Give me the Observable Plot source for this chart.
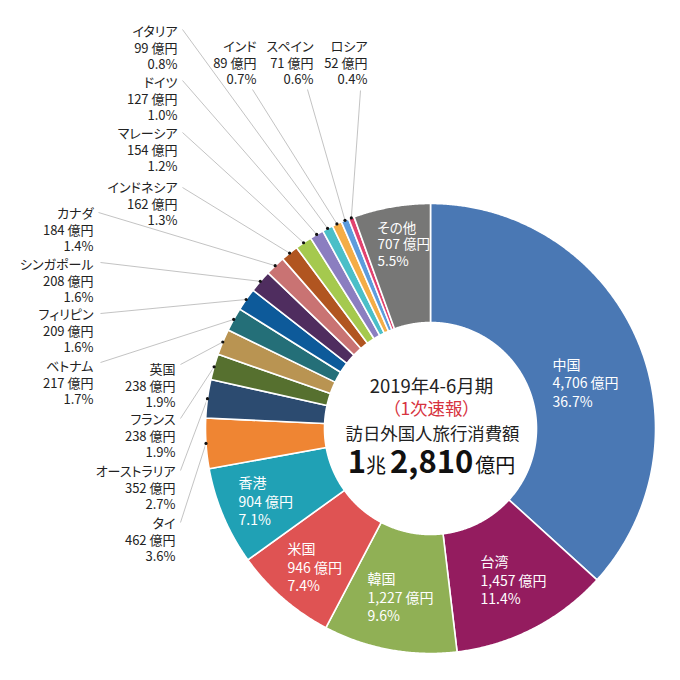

---*---

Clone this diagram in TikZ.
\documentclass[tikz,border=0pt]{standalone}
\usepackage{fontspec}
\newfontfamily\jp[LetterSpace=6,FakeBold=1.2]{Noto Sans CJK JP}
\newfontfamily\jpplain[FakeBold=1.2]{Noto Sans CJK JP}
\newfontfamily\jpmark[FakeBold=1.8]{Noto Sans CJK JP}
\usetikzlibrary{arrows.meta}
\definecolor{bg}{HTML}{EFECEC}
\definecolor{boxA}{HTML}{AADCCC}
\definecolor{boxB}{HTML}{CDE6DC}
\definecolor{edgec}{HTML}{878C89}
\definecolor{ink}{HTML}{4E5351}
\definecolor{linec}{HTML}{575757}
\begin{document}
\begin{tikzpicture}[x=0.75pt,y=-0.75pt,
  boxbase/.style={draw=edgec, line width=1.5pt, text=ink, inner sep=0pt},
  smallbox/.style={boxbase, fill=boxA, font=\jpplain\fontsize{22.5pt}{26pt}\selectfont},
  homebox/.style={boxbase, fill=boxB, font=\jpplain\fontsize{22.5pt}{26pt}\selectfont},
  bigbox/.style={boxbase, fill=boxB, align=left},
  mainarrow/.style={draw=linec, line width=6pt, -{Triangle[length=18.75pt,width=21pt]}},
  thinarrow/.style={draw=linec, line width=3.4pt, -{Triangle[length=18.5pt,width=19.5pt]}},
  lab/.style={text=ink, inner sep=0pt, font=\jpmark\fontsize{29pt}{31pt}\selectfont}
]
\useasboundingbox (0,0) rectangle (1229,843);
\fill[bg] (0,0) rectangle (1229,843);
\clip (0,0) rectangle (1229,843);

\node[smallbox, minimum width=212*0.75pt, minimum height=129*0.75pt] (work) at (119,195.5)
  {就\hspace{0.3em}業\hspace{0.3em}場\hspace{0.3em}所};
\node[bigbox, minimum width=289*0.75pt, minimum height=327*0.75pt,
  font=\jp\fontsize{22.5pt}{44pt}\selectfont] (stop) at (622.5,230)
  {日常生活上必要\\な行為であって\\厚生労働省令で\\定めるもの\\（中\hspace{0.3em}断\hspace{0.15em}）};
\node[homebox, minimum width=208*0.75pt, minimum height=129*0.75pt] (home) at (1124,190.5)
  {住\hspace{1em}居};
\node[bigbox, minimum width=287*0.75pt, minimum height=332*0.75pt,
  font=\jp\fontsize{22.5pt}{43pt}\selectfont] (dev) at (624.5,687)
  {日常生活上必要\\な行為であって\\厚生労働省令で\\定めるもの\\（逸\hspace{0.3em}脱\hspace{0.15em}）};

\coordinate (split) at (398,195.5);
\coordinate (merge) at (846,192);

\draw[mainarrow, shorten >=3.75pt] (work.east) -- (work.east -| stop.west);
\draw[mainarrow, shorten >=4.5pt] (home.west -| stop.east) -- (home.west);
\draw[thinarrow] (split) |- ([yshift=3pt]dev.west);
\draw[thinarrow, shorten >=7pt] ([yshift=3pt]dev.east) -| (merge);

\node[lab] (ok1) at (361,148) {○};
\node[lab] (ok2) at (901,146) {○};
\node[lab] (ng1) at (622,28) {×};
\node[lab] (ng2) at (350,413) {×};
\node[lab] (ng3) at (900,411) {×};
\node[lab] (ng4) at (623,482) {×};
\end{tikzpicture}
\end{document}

---*---

● Exercise prompt:
Identify the lines in the records above that contain the word "this", then state how many there are and nothing more.

● Solved problem:
2